Thursday, 21 April 2011

Times goes blankety blank over privacy gags: Telegraph on 'worldwide' ban on naming tv star


The Times today blanks out parts of its story - both in print and online - on the latest privacy injunction granted to a football star to emphasise what readers are not allowed to know.

While the Telegraph reports that an unprecedented worldwide privacy order has been imposed to stop the media reporting on a tv star's private life - even online.

It says: "A Premier League footballer won a legal gag yesterday against a topless model, preventing her from revealing details of their six-month affair.

"The married sportsman, who plays for ****, is using controversial human rights laws to prevent details of his adulterous relationship from being made public.

"The secrecy orders override the traditional principle of open justice in favour of the right to privacy or to prevent the risk of harm to family members who may be embarrassed by the revelations.

"Politicians had pledged that human rights laws would not be used by the courts to introduce a legal right to privacy behind the back of Parliament.

"**** had been accused of having a six-month affair with Imogen Thomas, a glamour model who has appeared as a housemate in Channel 4’s Big Brother."

The Telegraph reports: "A High Court judge has issued an unprecedented gagging order in an attempt to prevent details of a television star’s private life being published, even on the internet.

"Mr Justice Eady, who has been at the centre of most recent controversial libel and privacy cases, made the injunction "against the world" rather than just against national newspapers and broadcasters.

"His order seeks to prevent the publication of “intimate photographs” of a married public figure after a woman tried to sell them for a “large sum of money". The judge said the woman “owed” the claimant, identified only as OPQ, a “duty of confidence” and breaching his privacy would damage the health of the man and his family.

"His order is intended to cover discussion of the case online as well as in traditional media, despite the difficulties in enforcing it.

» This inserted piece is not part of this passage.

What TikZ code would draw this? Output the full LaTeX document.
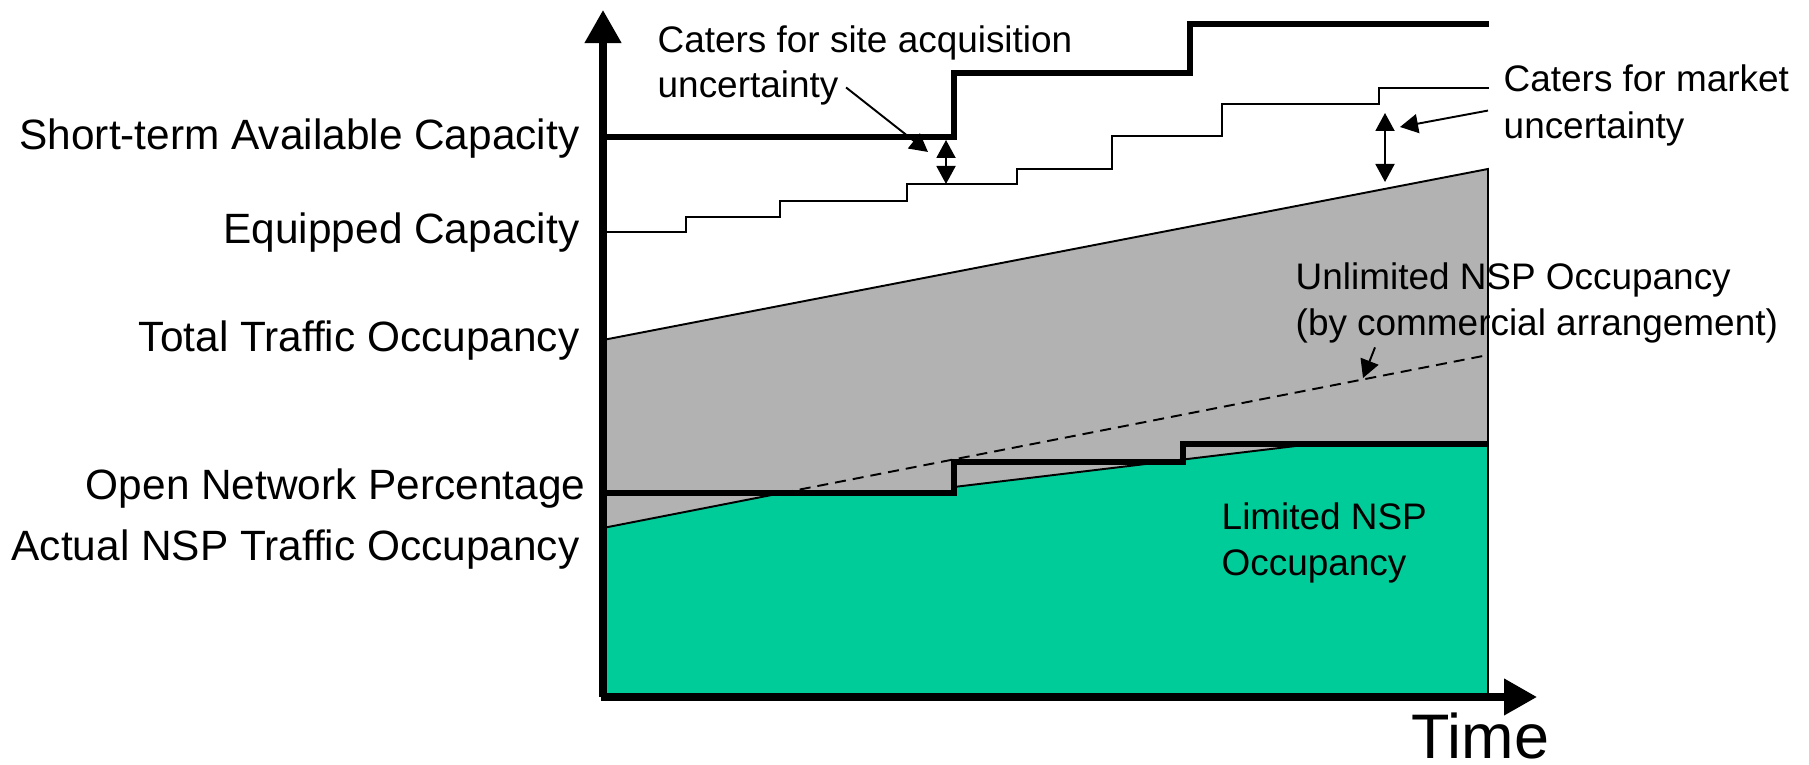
\documentclass[tikz,border=0pt]{standalone}
\usepackage{fontspec}
\setmainfont{Liberation Sans}
\usetikzlibrary{arrows.meta,positioning}

\definecolor{occgrey}{RGB}{178,178,178}
\definecolor{nspgreen}{RGB}{0,204,153}

\begin{document}
\begin{tikzpicture}[x=0.01cm,y=-0.01cm,>={Triangle[length=0.18cm,width=0.19cm]},
        axis/.style={line width=2.1pt,-{Triangle[length=0.33cm,width=0.35cm]}},
        level/.style={line width=1.9pt},
        fine/.style={line width=0.55pt},
        ylabel/.style={anchor=base east,inner sep=0pt,font=\fontsize{12.05}{14}\selectfont},
        note/.style={anchor=base west,inner sep=0pt,font=\fontsize{10.5}{12}\selectfont}]
    \useasboundingbox (0,0) rectangle (1809,765);

    % occupancy areas
    \fill[occgrey] (603,340) -- (1488,169) -- (1488,697) -- (603,697) -- cycle;
    \fill[nspgreen] (603,528) -- (782,493) -- (954,493) -- (954,487) -- (1296,446)
        -- (1488,446) -- (1488,697) -- (603,697) -- cycle;
    \draw[fine] (603,340) -- (1488,169) -- (1488,697);
    \draw[fine] (603,528) -- (782,493) -- (954,493) -- (954,487) -- (1296,446) -- (1488,446);
    \draw[fine,dash pattern=on 0.11cm off 0.07cm] (782,493) -- (1483,356);

    % equipped capacity
    \draw[fine] (603,232) -| (686,217) -| (780,201) -| (907,184) -| (1017,169)
        -| (1112,136) -| (1222,104) -| (1379,88) -- (1489,88);

    % available capacity and open network levels
    \draw[level] (603,137) -| (954,73) -| (1190,24) -- (1489,24);
    \draw[level] (603,493) -| (954,462) -| (1183,444) -- (1488,444);

    % axes
    \draw[axis] (603,697) -- (603,10);
    \draw[axis] (601,697) -- (1537,697);
    \node[anchor=base west,inner sep=0pt,font=\fontsize{17.9}{20}\selectfont] (time) at (1411,759) {Time};

    % levels on the vertical axis
    \node[ylabel] (stac) at (580,150) {Short-term Available Capacity};
    \node[ylabel] (eqc)  at (580,244) {Equipped Capacity};
    \node[ylabel] (tto)  at (580,352) {Total Traffic Occupancy};
    \node[ylabel] (onp)  at (586,500) {Open Network Percentage};
    \node[ylabel] (ansp) at (580,561) {Actual NSP Traffic Occupancy};

    % notes
    \node[note] (site1) at (657,53) {Caters for site acquisition};
    \node[note] (site2) [below=0.44cm of site1.base west,anchor=base west] {uncertainty};
    \node[note] (mkt1) at (1503,92) {Caters for market};
    \node[note] (mkt2) [below=0.46cm of mkt1.base west,anchor=base west] {uncertainty};
    \node[note] (unl1) at (1295,290) {Unlimited NSP Occupancy};
    \node[note] (unl2) [below=0.45cm of unl1.base west,anchor=base west] {(by commercial arrangement)};
    \node[note] (lim1) at (1221,530) {Limited NSP};
    \node[note] (lim2) [below=0.45cm of lim1.base west,anchor=base west] {Occupancy};

    % margins
    \coordinate (sagap1) at (946,140);
    \coordinate (sagap2) at (946,184);
    \coordinate (mgap1) at (1385,113);
    \coordinate (mgap2) at (1385,182);
    \coordinate (sitetip) at (928,152);
    \coordinate (mkttip) at (1400,127);
    \coordinate (unltip) at (1363,378);

    \draw[fine,<->] (sagap1) -- (sagap2);
    \draw[fine,<->] (mgap1) -- (mgap2);
    \draw[fine,->] ([xshift=2pt]site2.east) -- (sitetip);
    \draw[fine,->] ([xshift=-0.15cm]mkt2.north west) -- (mkttip);
    \draw[fine,->] ([shift={(80,4)}]unl2.south west) -- (unltip);
\end{tikzpicture}
\end{document}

The injunction contra mundum is intended to be never-ending and, as its Latin name suggests, applies to the entire world."

The Telegraph adds: "It is understood that it is the first time that such an order has been granted in a privacy case. They were issued on personal safety grounds in the cases of Robert Thompson and Jon Venables, who murdered James Bulger; the child killer Mary Bell, and Maxine Carr, the former girlfriend of the Soham killer Ian Huntley.

"The ruling takes secrecy laws to a new level, marking a further advance in the steps the courts are prepared to take to protect high-profile figures and to restrict the right to freedom of expression."